Loin de démentir la reproduction sociale indéniable, Chantal Jaquet pense « la puissance d’agir là où nous sommes dans l’impuissance ». C’est elle-même qui a forgé le concept de « transclasse », le passage d’une classe à une autre, dont elle revendique l’expérience. C’est Spinoza qui lui a donné les éléments de compréhension et la force de philosopher. Selon la pensée spinoziste qui inspire la philosophe, il faut d’abord distinguer ce qui est de l’ordre de l’ontologie. La nécessité contrainte, déterminée par des causes extérieures, et la nécessité intérieure, dont on est la cause et qui s’exprime par nos désirs. De l’ordre anthropologique, nous devons estimer chaque chose comme étant possible compte tenu de notre ignorance sur l’enchaînement des causes qui détermine notre vie. Être conscient des causes qui nous déterminent, à l’instar de notre classe sociale, nous donne alors la puissance d’agir sur cette dernière.

“Il faut sortir des clichés”

Dans son ouvrage Le corps, écrit à la demande de Francis Wolff en 1992, Chantal Jaquet explore le concept spinoziste de “puissance d’agir” au travers de l’outil corporel et sexuel. La spinoziste explique que la pénétration est représentée comme un acte de soumission pour les femmes.
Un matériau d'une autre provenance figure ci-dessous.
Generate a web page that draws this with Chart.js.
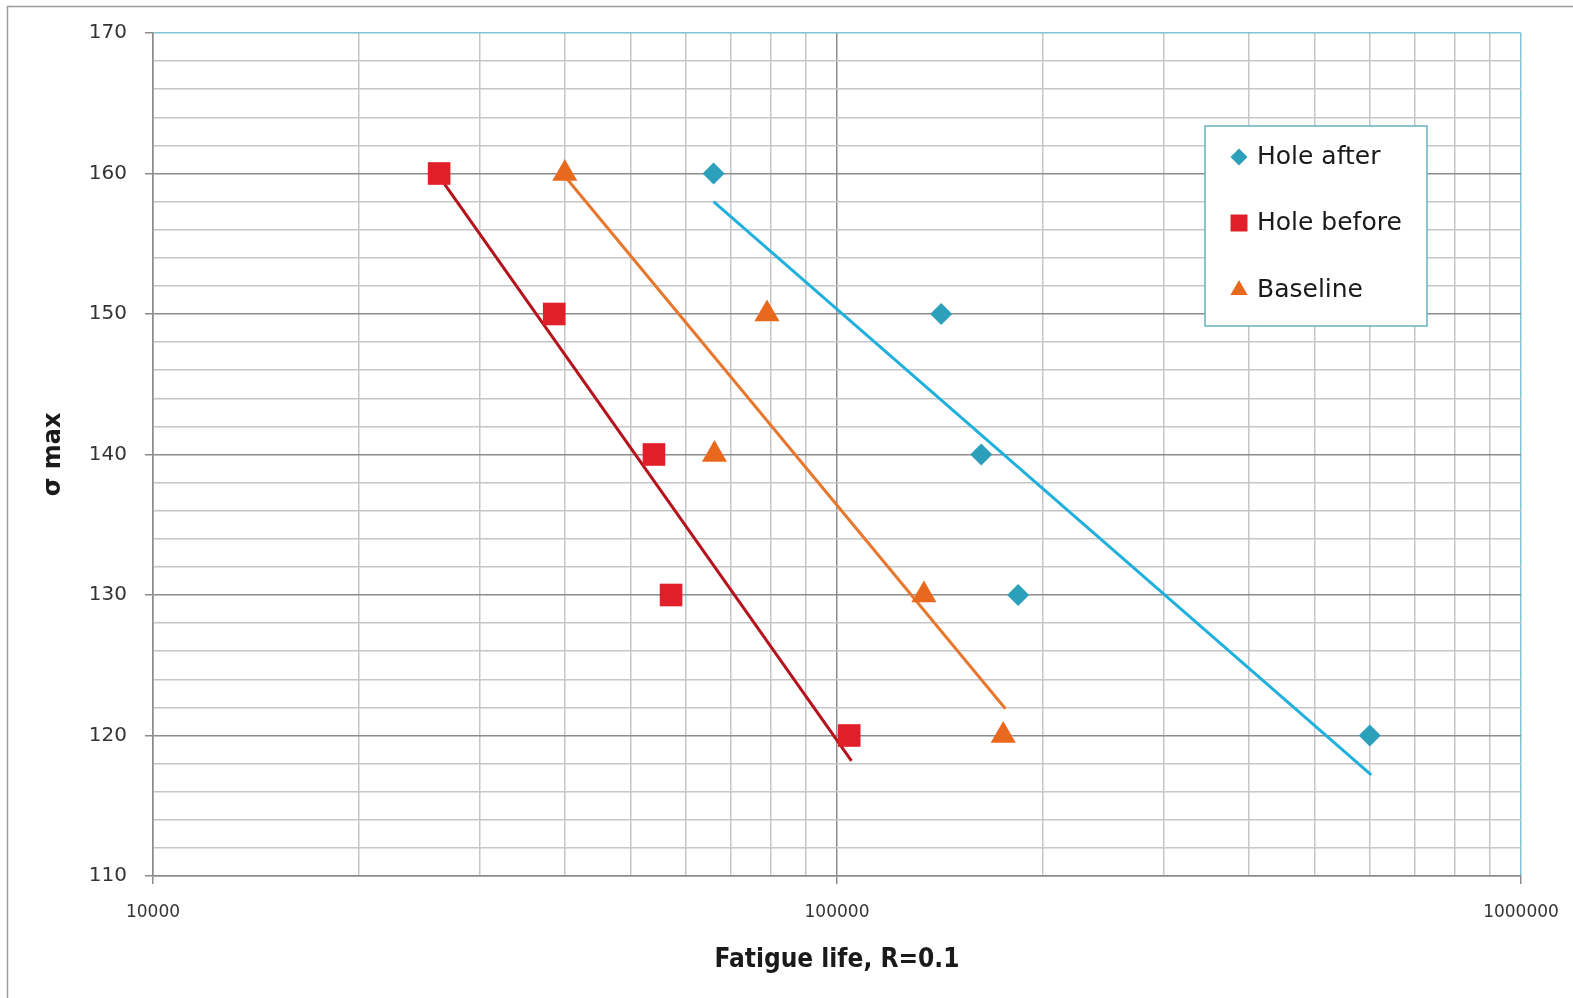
<!DOCTYPE html>
<html>
<head>
<meta charset="utf-8">
<script src="https://cdn.jsdelivr.net/npm/chart.js@4.4.1/dist/chart.umd.min.js"></script>
<style>
  body { margin: 0; background: #fff; }
  #wrap { width: 1573px; height: 998px; position: relative; }
</style>
</head>
<body>
<div id="wrap"><canvas id="myChart"></canvas></div>
<script>
// stress levels (y) shared by all series
const stress = [160, 150, 140, 130, 120];

// fatigue life per stress level
const holeAfter = [66000, 142000, 162500, 184000, 601000];
const holeBefore = [26200, 38600, 54000, 57200, 104200];
const baseline = [40000, 79000, 66200, 134000, 175000];

// trend line end points [start, end]
const holeAfterTrendX = [66000, 604000];
const holeAfterTrendY = [158.0, 117.2];
const holeBeforeTrendX = [26200, 105000];
const holeBeforeTrendY = [159.8, 118.2];
const baselineTrendX = [40000, 176300];
const baselineTrendY = [159.8, 121.9];

// axis labels
const yLabelValues = [110, 120, 130, 140, 150, 160, 170];
const xLabelValues = [10000, 100000, 1000000];
const legendLabels = ["Hole after", "Hole before", "Baseline"];

const TEAL = "#7fc6d2";
const GRID_MINOR = "#c6c6c6";
const GRID_MAJOR = "#8c8c8c";

function points(xs, ys) {
  let out = [];
  for (let i = 0; i < xs.length; i++) out.push({ x: xs[i], y: ys[i] });
  return out;
}

// grid positions for the log axis: 1..9 x 10^n
let xGridValues = [];
for (let e = 4; e < 6; e++) {
  for (let m = 1; m < 10; m++) xGridValues.push(m * Math.pow(10, e));
}
xGridValues.push(1000000);

function isDecade(v) {
  return xLabelValues.includes(v);
}

// outer frame of the picture
const framePlugin = {
  id: "frame",
  beforeDraw(chart) {
    const ctx = chart.ctx;
    ctx.save();
    ctx.strokeStyle = "#9a9a9a";
    ctx.lineWidth = 1.5;
    ctx.strokeRect(7.5, 6.5, 2000, 2000);
    ctx.restore();
  },
};

// legend box drawn inside the plot area
const boxLegend = {
  id: "boxLegend",
  afterDraw(chart, args, opts) {
    const ctx = chart.ctx;
    ctx.save();
    ctx.fillStyle = "#fff";
    ctx.fillRect(opts.left, opts.top, opts.width, opts.height);
    ctx.strokeStyle = "#62b3c2";
    ctx.lineWidth = 1.5;
    ctx.strokeRect(opts.left, opts.top, opts.width, opts.height);
    const sets = chart.data.datasets.slice(0, 3);
    sets.forEach((ds, i) => {
      const y = opts.rows[i];
      ctx.fillStyle = ds.backgroundColor;
      ctx.strokeStyle = ds.backgroundColor;
      Chart.helpers.drawPoint(
        ctx,
        { pointStyle: ds.pointStyle, radius: opts.radius[i], borderWidth: 0 },
        opts.markerX,
        y
      );
      ctx.fillStyle = "#1a1a1a";
      ctx.font = "25px 'DejaVu Sans', sans-serif";
      ctx.textBaseline = "middle";
      ctx.textAlign = "left";
      ctx.fillText(legendLabels[i], opts.textX, y);
    });
    ctx.restore();
  },
};

const labelFont = "'DejaVu Sans', sans-serif";

let config = {
  type: "scatter",
  data: {
    datasets: [
      {
        label: legendLabels[0],
        data: points(holeAfter, stress),
        pointStyle: "rectRot",
        pointRadius: 11,
        pointHoverRadius: 11,
        backgroundColor: "#2c9fba",
        borderWidth: 0,
      },
      {
        label: legendLabels[1],
        data: points(holeBefore, stress),
        pointStyle: "rect",
        pointRadius: 16,
        pointHoverRadius: 16,
        backgroundColor: "#e01f2b",
        borderWidth: 0,
      },
      {
        label: legendLabels[2],
        data: points(baseline, stress),
        pointStyle: "triangle",
        pointRadius: 14.5,
        pointHoverRadius: 14.5,
        backgroundColor: "#e8691d",
        borderWidth: 0,
      },
      {
        label: "trend after",
        data: points(holeAfterTrendX, holeAfterTrendY),
        showLine: true,
        pointRadius: 0,
        borderColor: "#1fb0de",
        borderWidth: 3,
        order: 5,
      },
      {
        label: "trend before",
        data: points(holeBeforeTrendX, holeBeforeTrendY),
        showLine: true,
        pointRadius: 0,
        borderColor: "#b5121b",
        borderWidth: 3,
        order: 5,
      },
      {
        label: "trend baseline",
        data: points(baselineTrendX, baselineTrendY),
        showLine: true,
        pointRadius: 0,
        borderColor: "#e8772e",
        borderWidth: 3,
        order: 5,
      },
    ],
  },
  options: {
    responsive: true,
    maintainAspectRatio: false,
    animation: false,
    layout: { padding: { top: 33, right: 52, left: 0, bottom: 0 } },
    plugins: {
      legend: { display: false },
      tooltip: { enabled: false },
      boxLegend: {
        left: 1205,
        top: 126,
        width: 222,
        height: 200,
        markerX: 1239,
        textX: 1257,
        rows: [157, 223, 290],
        radius: [8.5, 12, 10],
      },
    },
    scales: {
      x: {
        type: "logarithmic",
        min: 10000,
        max: 1000000,
        afterBuildTicks: (scale) => {
          scale.ticks = xGridValues.map((v) => ({ value: v }));
        },
        afterFit: (scale) => {
          scale.height = 122;
          scale.paddingLeft = 0;
          scale.paddingRight = 0;
        },
        ticks: {
          autoSkip: false,
          maxRotation: 0,
          padding: 18,
          color: "#333",
          font: { family: labelFont, size: 17 },
          callback: (v) => (isDecade(v) ? String(v) : ""),
        },
        grid: {
          color: (c) => {
            const v = c.tick && c.tick.value;
            if (v === 1000000) return TEAL;
            return isDecade(v) ? GRID_MAJOR : GRID_MINOR;
          },
          lineWidth: 1.5,
          tickLength: 8,
          tickColor: (c) => (c.tick && isDecade(c.tick.value) ? GRID_MAJOR : "rgba(0,0,0,0)"),
        },
        border: { color: GRID_MAJOR, width: 1.5 },
        title: {
          display: true,
          text: "Fatigue life, R=0.1",
          color: "#1a1a1a",
          font: {
            family: "'Liberation Sans Narrow', 'DejaVu Sans Condensed', 'Liberation Sans', sans-serif",
            size: 26,
            weight: "bold",
          },
          padding: { top: 0, bottom: 22 },
        },
      },
      y: {
        min: 110,
        max: 170,
        afterFit: (scale) => {
          scale.width = 153;
          scale.paddingTop = 0;
          scale.paddingBottom = 0;
        },
        ticks: {
          stepSize: 2,
          padding: 18,
          color: "#333",
          font: { family: labelFont, size: 20 },
          callback: (v) => (yLabelValues.includes(v) ? String(v) : ""),
        },
        grid: {
          color: (c) => {
            const v = c.tick && c.tick.value;
            if (v === 170) return TEAL;
            return yLabelValues.includes(v) ? GRID_MAJOR : GRID_MINOR;
          },
          lineWidth: 1.5,
          tickLength: 8,
          tickColor: (c) => (c.tick && yLabelValues.includes(c.tick.value) ? GRID_MAJOR : "rgba(0,0,0,0)"),
        },
        border: { color: GRID_MAJOR, width: 1.5 },
        title: {
          display: true,
          text: "σ max",
          color: "#1a1a1a",
          font: { family: "'DejaVu Sans', sans-serif", size: 24, weight: "bold" },
          padding: { top: 39, bottom: 0 },
        },
      },
    },
  },
  plugins: [framePlugin, boxLegend],
};

new Chart(document.getElementById("myChart"), config);
</script>
</body>
</html>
Pour la philosophe, certaines viennent même à penser que “si la sexualité est orientée vers la pénétration, elles ne vont pas être de bonnes féministes.” Elle explique, au contraire, que le corps de la personne pénétrée est aussi actif par les notions de réception de l’autre, d’accueil et de jouissance. La puissance du corps s’exprime ainsi dans la sexualité, un sujet traversé par des représentations et des normes. Penser la force d’agir du corps dans un cadre déterminé, une belle manière pour Chantal Jaquet de conclure la conférence avec un concept éminemment spinoziste.